Reputation: 9
I'm doing a rainbow attack for homework and I'm getting some trouble on cracking passwords of different lengths. It means that I can crack every password of fixed length 8 for example in +-2 minutes. However, I don't know how to handle passwords from lengths 5 to 8 without losing much time.
Supposing that it's impossible to know the length of the password only by having the hash, I've already tried to crack the hash by trying every length one by one. It means that I spend 2 x 4 minutes to crack only 1 password.
Should I reduce every possible password with the maximum password length and then check only first characters or it is a bad idea?
I'm using a lower alphanumeric case rainbow table, sha256 algorithm and 50 000 different R functions. I'd like to find a way to accelerate this operation. Thanks to anyone who can help.
Upvotes: 0
Views: 257
Reputation: 299265
I suspect you're on the wrong road for improving performance. As you seem to suspect, shorter passwords are not related in any useful way to longer passwords. There's no relationship between all passwords that start with a particular letter (assuming the hash function is cryptographic).

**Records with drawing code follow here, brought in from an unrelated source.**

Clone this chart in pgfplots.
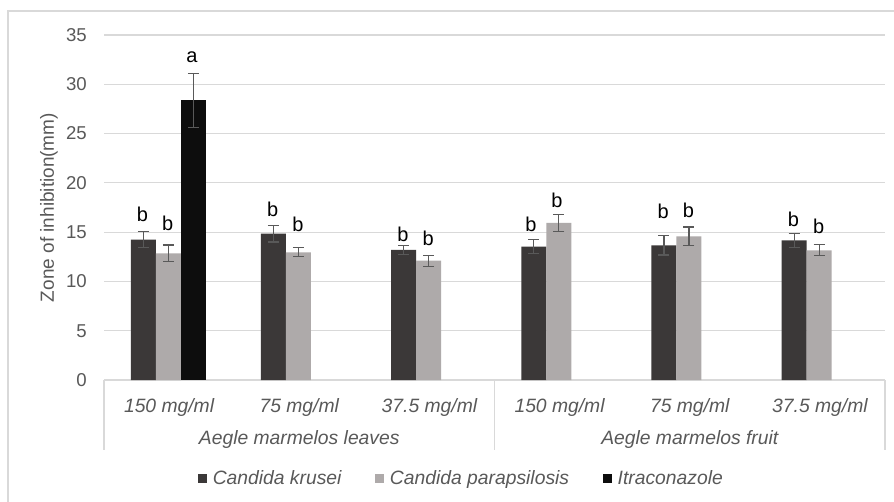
\documentclass[border=0pt]{standalone}
\usepackage{pgfplots}
\pgfplotsset{compat=1.18}
\usepackage{fontspec}
\setmainfont{Liberation Sans}
\definecolor{kr}{HTML}{3B3838}
\definecolor{pa}{HTML}{AEAAAA}
\definecolor{it}{HTML}{0D0D0D}
\definecolor{gridc}{HTML}{D9D9D9}
\definecolor{txt}{HTML}{595959}
\newcommand{\chfont}{\fontsize{18.6}{22}\selectfont}
\newcommand{\catfont}{\fontsize{19.3}{23}\selectfont\itshape}
\newcommand{\letfont}{\fontsize{20}{24}\selectfont}
\begin{document}
\begin{tikzpicture}
\useasboundingbox (0,0) rectangle (894pt,501pt);
\fill[white] (0,0) rectangle (894pt,501pt);
\draw[gridc, line width=1.2pt] (8pt,-5pt) -- (8pt,490pt) -- (900pt,490pt);
\begin{axis}[
  at={(104pt,121pt)}, anchor=south west,
  scale only axis, width=781pt, height=345pt,
  xmin=-0.5, xmax=5.5, ymin=0, ymax=35,
  ytick={0,5,...,35},
  xtick={0,...,5},
  xticklabels={150 mg/ml, 75 mg/ml, 37.5 mg/ml, 150 mg/ml, 75 mg/ml, 37.5 mg/ml},
  major tick length=0pt,
  axis line style={draw=none},
  ymajorgrids, grid style={gridc, line width=1.2pt},
  font=\chfont,
  /pgf/number format/assume math mode=true,
  yticklabel style={text=txt, anchor=east, inner sep=0pt, xshift=-17pt, font=\chfont},
  xticklabel style={text=txt, anchor=base, inner sep=0pt, yshift=-32pt, font=\catfont},
  clip=false,
  legend columns=3,
  legend style={at={(rel axis cs:0.4565,-0.2855)}, anchor=center, draw=none, fill=none,
    font=\catfont, text=txt, nodes={inner sep=0pt},
    /tikz/every odd column/.append style={column sep=6pt},
    /tikz/every even column/.append style={column sep=34pt}},
  legend image code/.code={\fill[#1] (0pt,-4pt) rectangle (8.5pt,4.5pt);},
  error bars/y dir=both, error bars/y explicit,
  error bars/error bar style={txt, line width=1.1pt},
  error bars/error mark options={rotate=90, mark size=5.5pt, line width=1.1pt, txt},
]
\addplot[ybar, bar width=0.192, bar shift=0pt, fill=kr, draw=none]
  coordinates {(-0.198,14.23) +- (0,0.82) (0.802,14.85) +- (0,0.85) (1.802,13.19) +- (0,0.47)
               (2.802,13.53) +- (0,0.68) (3.802,13.66) +- (0,0.98) (4.802,14.17) +- (0,0.70)};
\addlegendentry{Candida krusei}
\addplot[ybar, bar width=0.192, bar shift=0pt, fill=pa, draw=none]
  coordinates {(-0.006,12.85) +- (0,0.85) (0.994,12.95) +- (0,0.45) (1.994,12.10) +- (0,0.55)
               (2.994,15.93) +- (0,0.85) (3.994,14.58) +- (0,0.94) (4.994,13.16) +- (0,0.57)};
\addlegendentry{Candida parapsilosis}
\addplot[ybar, bar width=0.192, bar shift=0pt, fill=it, draw=none]
  coordinates {(0.186,28.37) +- (0,2.75)};
\addlegendentry{Itraconazole}
\addplot[draw=none, mark=none, forget plot, nodes near coords, point meta=explicit symbolic,
  nodes near coords style={anchor=south, inner sep=0pt, text=black, font=\letfont}]
  coordinates {(-0.205,16.06) [b] (-0.01,15.15) [b] (0.175,32.19) [a]
               (0.795,16.5) [b] (0.99,15.0) [b]
               (1.797,14.03) [b] (1.99,13.63) [b]
               (2.78,15.05) [b] (2.98,17.42) [b]
               (3.795,16.3) [b] (3.99,16.47) [b]
               (4.797,15.55) [b] (4.99,14.78) [b]};
\draw[gridc, line width=1.2pt] (rel axis cs:0,0) -- (rel axis cs:0,-0.2029);
\draw[gridc, line width=1.2pt] (rel axis cs:0.5,0) -- (rel axis cs:0.5,-0.2029);
\draw[gridc, line width=1.2pt] (rel axis cs:1,0) -- (rel axis cs:1,-0.2029);
\node[anchor=base, text=txt, font=\catfont, inner sep=0pt] at (rel axis cs:0.25,-0.1884) {Aegle marmelos leaves};
\node[anchor=base, text=txt, font=\catfont, inner sep=0pt] at (rel axis cs:0.75,-0.1884) {Aegle marmelos fruit};
\node[rotate=90, anchor=center, text=txt, font=\fontsize{19}{22}\selectfont, inner sep=0pt] at (rel axis cs:-0.0704,0.5) {Zone of inhibition(mm)};
\end{axis}
\end{tikzpicture}
\end{document}
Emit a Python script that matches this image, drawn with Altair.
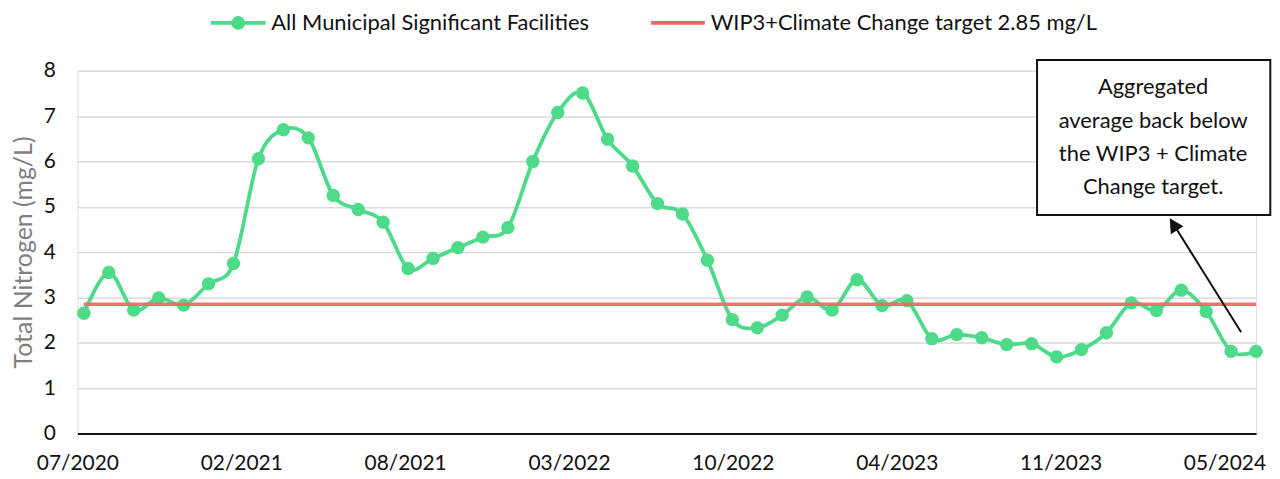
import altair as alt
import pandas as pd

# ---------------- data ----------------
months = [d.strftime("%m/%Y") for d in pd.date_range("2020-07-01", periods=48, freq="MS")]
total_nitrogen = [2.65, 3.55, 2.72, 2.99, 2.83, 3.30, 3.75, 6.06, 6.70, 6.52, 5.25, 4.94,
                  4.66, 3.64, 3.86, 4.10, 4.33, 4.54, 6.00, 7.08, 7.51, 6.49, 5.90, 5.07,
                  4.84, 3.82, 2.51, 2.33, 2.61, 3.01, 2.72, 3.39, 2.82, 2.93, 2.09, 2.18,
                  2.11, 1.96, 1.98, 1.69, 1.85, 2.22, 2.88, 2.71, 3.16, 2.69, 1.81, 1.81]
tick_labels = ["07/2020", "02/2021", "08/2021", "03/2022", "10/2022", "04/2023", "11/2023", "05/2024"]
target_value = 2.85
series_name = "All Municipal Significant Facilities"
target_name = "WIP3+Climate Change target 2.85 mg/L"
note_lines = ["Aggregated", "average back below", "the WIP3 + Climate", "Change target."]

# axis definition (date axis: major unit 200 days, expressed in months)
axis_start = -0.26
label_step = 200 / 30.44
tick_values = [axis_start + k * label_step for k in range(len(tick_labels))]

df = pd.DataFrame({"idx": list(range(len(total_nitrogen))), "month": months, "tn": total_nitrogen})
target_df = pd.DataFrame({"x0": [0], "x1": [len(total_nitrogen) - 1], "y": [target_value]})
one = pd.DataFrame({"d": [0]})

GREEN = "#4ddb8a"
RED = "#ff6262"
FONT = "Lato"
FS = 21
FS_TXT = 22

label_arr = "[" + ",".join(f"'{t}'" for t in tick_labels) + "]"
label_expr = f"{label_arr}[round((datum.value - ({axis_start}))/{label_step})]"

x_scale = alt.Scale(domain=[axis_start, len(total_nitrogen) - 1], nice=False, zero=False)
y_scale = alt.Scale(domain=[0, 8], nice=False)

x_axis = alt.Axis(values=tick_values, labelExpr=label_expr, grid=False, ticks=False, tickSize=0,
                  domain=True, domainColor="#111111", domainWidth=2, labelFontSize=FS,
                  labelColor="#111111", labelPadding=19, labelFlush=False, labelOverlap=False,
                  labelBound=False, title=None, labelFont=FONT)
y_axis = alt.Axis(values=list(range(0, 9)), grid=True, gridColor="#d9d9d9", gridWidth=1.5,
                  domain=False, ticks=False, tickSize=0, labelPadding=22, labelFontSize=FS,
                  labelColor="#111111", labelFont=FONT,
                  title="Total Nitrogen (mg/L)", titleColor="#7f7f7f", titleFontSize=25,
                  titleFontWeight="normal", titleFont=FONT, titleX=-54, titleY=182,
                  titleAngle=270, titleAlign="center", titleBaseline="middle")

base = alt.Chart(df).encode(
    x=alt.X("idx:Q", scale=x_scale, axis=x_axis),
    y=alt.Y("tn:Q", scale=y_scale, axis=y_axis),
)
line = base.mark_line(color=GREEN, strokeWidth=3.8, interpolate="cardinal")
points = base.mark_point(filled=True, color=GREEN, size=180, opacity=1)

target = alt.Chart(target_df).mark_rule(color=RED, strokeWidth=3.5, opacity=0.92).encode(
    x=alt.X("x0:Q", scale=x_scale), x2="x1:Q", y=alt.Y("y:Q", scale=y_scale)
)

# legend (drawn manually)
LY = -48
leg_g_line = alt.Chart(one).mark_rule(color=GREEN, strokeWidth=3.8).encode(
    x=alt.value(134), x2=alt.value(189), y=alt.value(LY))
leg_g_pt = alt.Chart(one).mark_point(filled=True, color=GREEN, size=190, opacity=1).encode(
    x=alt.value(161.6), y=alt.value(LY))
leg_g_txt = alt.Chart(one).mark_text(align="left", baseline="middle", fontSize=FS_TXT, font=FONT,
                                     color="#111111").encode(
    x=alt.value(194.8), y=alt.value(LY), text=alt.value(series_name))
leg_r_line = alt.Chart(one).mark_rule(color=RED, strokeWidth=3.8).encode(
    x=alt.value(576.3), x2=alt.value(630.3), y=alt.value(LY))
leg_r_txt = alt.Chart(one).mark_text(align="left", baseline="middle", fontSize=FS_TXT, font=FONT,
                                     color="#111111").encode(
    x=alt.value(636.1), y=alt.value(LY), text=alt.value(target_name))

# annotation box + arrow
box = alt.Chart(one).mark_rect(fill="white", stroke="#111111", strokeWidth=2).encode(
    x=alt.value(964), x2=alt.value(1198.3), y=alt.value(-10.7), y2=alt.value(145))
box_txt = alt.Chart(one).mark_text(align="center", baseline="middle", fontSize=FS_TXT, font=FONT,
                                   color="#111111", lineHeight=33.5).encode(
    x=alt.value(1080.6), y=alt.value(16.5), text=alt.value(note_lines))
arrow_line = alt.Chart(one).mark_rule(color="#111111", strokeWidth=2).encode(
    x=alt.value(1169), y=alt.value(262.7), x2=alt.value(1102.5), y2=alt.value(156.5))
arrow_head = alt.Chart(one).mark_point(shape="M0,-1L-1.07,1L1.07,1Z", filled=True, color="#111111",
                                       size=196, opacity=1, angle=327.9).encode(
    x=alt.value(1101), y=alt.value(154.2))

chart = alt.layer(
    line, points, target,
    leg_g_line, leg_g_pt, leg_g_txt, leg_r_line, leg_r_txt,
    box, box_txt, arrow_line, arrow_head,
).properties(
    width=1184, height=364.3,
    padding={"left": 69.7, "top": 62, "right": 16, "bottom": 40},
    autosize=alt.AutoSizeParams(type="none"),
).configure_view(stroke=None).configure(font=FONT)

chart.save("out.html", embed_options={"renderer": "svg", "actions": False})
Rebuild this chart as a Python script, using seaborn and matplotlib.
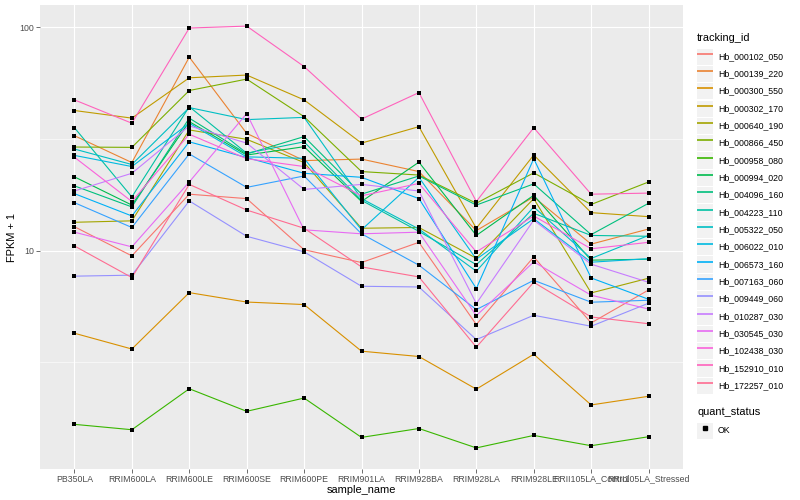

The important point is that the 7 character space is 36 times smaller than 8 character space (lowercase alphanumeric), and the 6 character space is 36 times smaller than that. So checking the entire 6 character space costs around 0.1% of the 8 character space, and the smaller spaces are essentially free.
So your performance work should be focused on the per-hash cost. You won't get much benefit by trying to short-cut the shorter password lengths because they represent such a tiny part of the search space.